On April 3, 1984, Sharma made history. Lifting off from the Baikonur Cosmodrome in the Kazakh Soviet Socialist Republic, the Soviet spacecraft Soyuz T-11 carried a three-member crew into orbit: commander Yury Malyshev, flight engineer Gennadi Strekalov, and Sharma as a research cosmonaut. The spacecraft docked with the Salyut 7 orbital station, where the crew conducted research across forty-three experimental sessions. Sharma's work focused on two fields: biomedicine, studying the effects of spaceflight on the human body, and remote sensing, analyzing Earth's surface from orbit with implications for agriculture, resource management, and defense. The crew remained aboard Salyut 7 for 7 days, 21 hours, and 40 minutes before returning to Earth on April 11, 1984.
After landing, the cosmonauts held a joint press conference in Moscow in the presence of Soviet officials and Indian Prime Minister Indira Gandhi, who had watched the mission with considerable national pride. When Gandhi asked Sharma how India looked from space, he replied with four words from a famous Urdu poem by the philosopher and poet Allama Iqbal: "Sare Jahan Se Accha," meaning better than the whole world. The phrase, taken from a poem called "Tarana-e-Hind" that had functioned as an unofficial patriotic anthem in India since the early twentieth century, was an answer of extraordinary emotional resonance. It was not a technical description of the subcontinent from orbit; it was a declaration of belonging, offered from the highest vantage point any Indian had ever occupied. With that mission, India became the fourteenth nation to send a human being to outer space.
The honors arrived quickly. Upon his return, Sharma was awarded the Hero of the Soviet Union, the highest distinction the Soviet state could confer, and he remains the only Indian ever to have received it. The Indian government awarded him the Ashoka Chakra, the country's highest peacetime gallantry award. The citation, gazetted in May 1985, documented his rigorous selection from among 150 candidates, his outstanding training in the Soviet Union, and his exemplary completion of all scientific experiments assigned during the mission. The same award was conferred on Soviet crewmates Malyshev and Strekalov in recognition of their roles in the joint mission.
Sharma retired from the Indian Air Force at the rank of wing commander and joined Hindustan Aeronautics Limited in 1987. He worked initially as the chief test pilot at the HAL division in Nashik before moving to Bangalore as the company's chief test pilot, a role that kept him close to aviation even after his days of combat and spaceflight had passed. He retired from flying entirely in 2001.
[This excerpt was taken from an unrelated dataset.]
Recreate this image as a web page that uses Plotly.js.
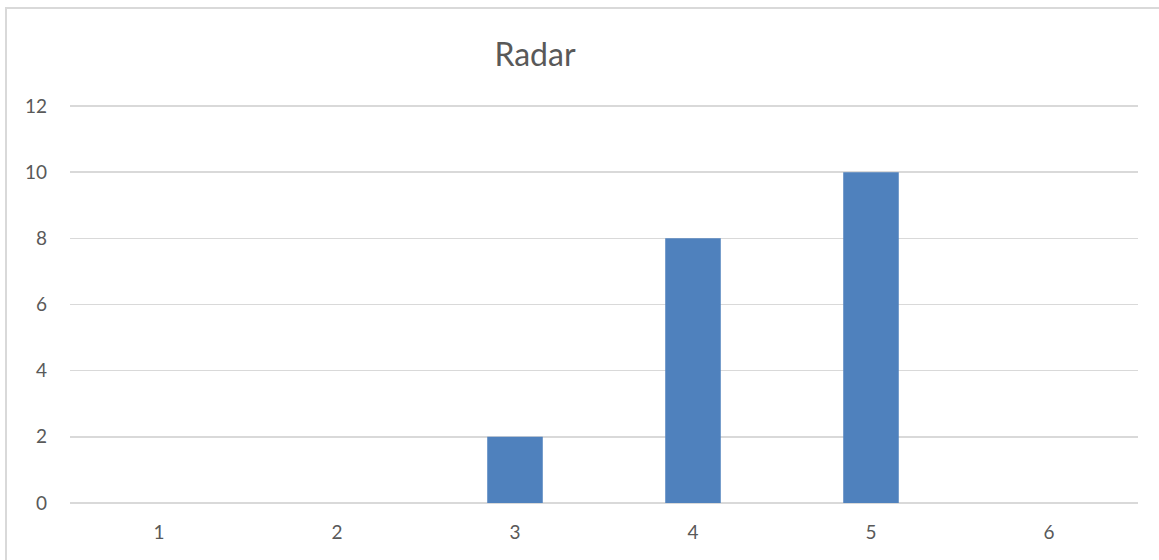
<!DOCTYPE html>
<html>
<head>
<meta charset="utf-8">
<script src="https://cdn.plot.ly/plotly-3.0.1.min.js"></script>
<style>
  html, body { margin: 0; padding: 0; background: #ffffff; }
  #chart { width: 1159px; height: 560px; }
</style>
</head>
<body>
<div id="chart"></div>
<script>
// Category labels along the x axis and the bar heights for each one
const categories = ['1', '2', '3', '4', '5', '6'];
const values = [0, 0, 2, 8, 10, 0];
const yTicks = [0, 2, 4, 6, 8, 10, 12];
const chartTitle = 'Radar';

const textColor = '#595959';
const gridColor = '#d9d9d9';
const barColor = '#4f81bd';
const fontFamily = 'Lato, "Open Sans", sans-serif';

const W = 1159, H = 560;
const margin = { l: 70, r: 21, t: 104, b: 57 };
const plotW = W - margin.l - margin.r;
const plotH = H - margin.t - margin.b;

// convert page pixels to paper coordinates for the outer frame
const px = x => (x - margin.l) / plotW;
const py = y => (H - margin.b - y) / plotH;

const trace = {
  type: 'bar',
  x: categories,
  y: values,
  marker: { color: barColor, line: { width: 0 } },
  hoverinfo: 'x+y'
};

const layout = {
  width: W,
  height: H,
  margin: margin,
  paper_bgcolor: '#ffffff',
  plot_bgcolor: '#ffffff',
  showlegend: false,
  bargap: 0.688,
  font: { family: fontFamily, color: textColor, size: 19 },
  title: {
    text: chartTitle,
    font: { family: fontFamily, size: 32, color: textColor },
    x: 535 / W,
    xanchor: 'center',
    y: 1 - 55 / H,
    yanchor: 'middle',
    xref: 'container',
    yref: 'container'
  },
  xaxis: {
    type: 'category',
    showgrid: false,
    zeroline: false,
    showline: false,
    ticks: '',
    tickfont: { family: fontFamily, size: 19, color: textColor },
    ticklabelstandoff: 16,
    fixedrange: true
  },
  yaxis: {
    // a little headroom above 12 keeps the top gridline inside the plot area
    range: [0, 12.06],
    tickvals: yTicks,
    ticktext: yTicks.map(String),
    showgrid: true,
    gridcolor: gridColor,
    gridwidth: 1.5,
    zeroline: true,
    zerolinecolor: gridColor,
    zerolinewidth: 1.5,
    showline: false,
    ticks: '',
    tickfont: { family: fontFamily, size: 19, color: textColor },
    ticklabelstandoff: 22,
    fixedrange: true
  },
  shapes: [
    {
      type: 'rect',
      xref: 'paper', yref: 'paper',
      x0: px(6), x1: px(1170),
      y0: py(570), y1: py(8),
      line: { color: gridColor, width: 2 },
      fillcolor: 'rgba(0,0,0,0)',
      layer: 'below'
    }
  ]
};

Plotly.newPlot('chart', [trace], layout, { displayModeBar: false, staticPlot: true });
</script>
</body>
</html>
His flight aboard Soyuz T-11 has never been repeated; no Indian citizen has returned to space through either the Soviet or Russian programme, and India's own space agency, ISRO, has developed its own human spaceflight capabilities only in subsequent decades. Rakesh Sharma remains the singular figure in the history of Indian human spaceflight, the man who looked down at his country from orbit and answered with a poem.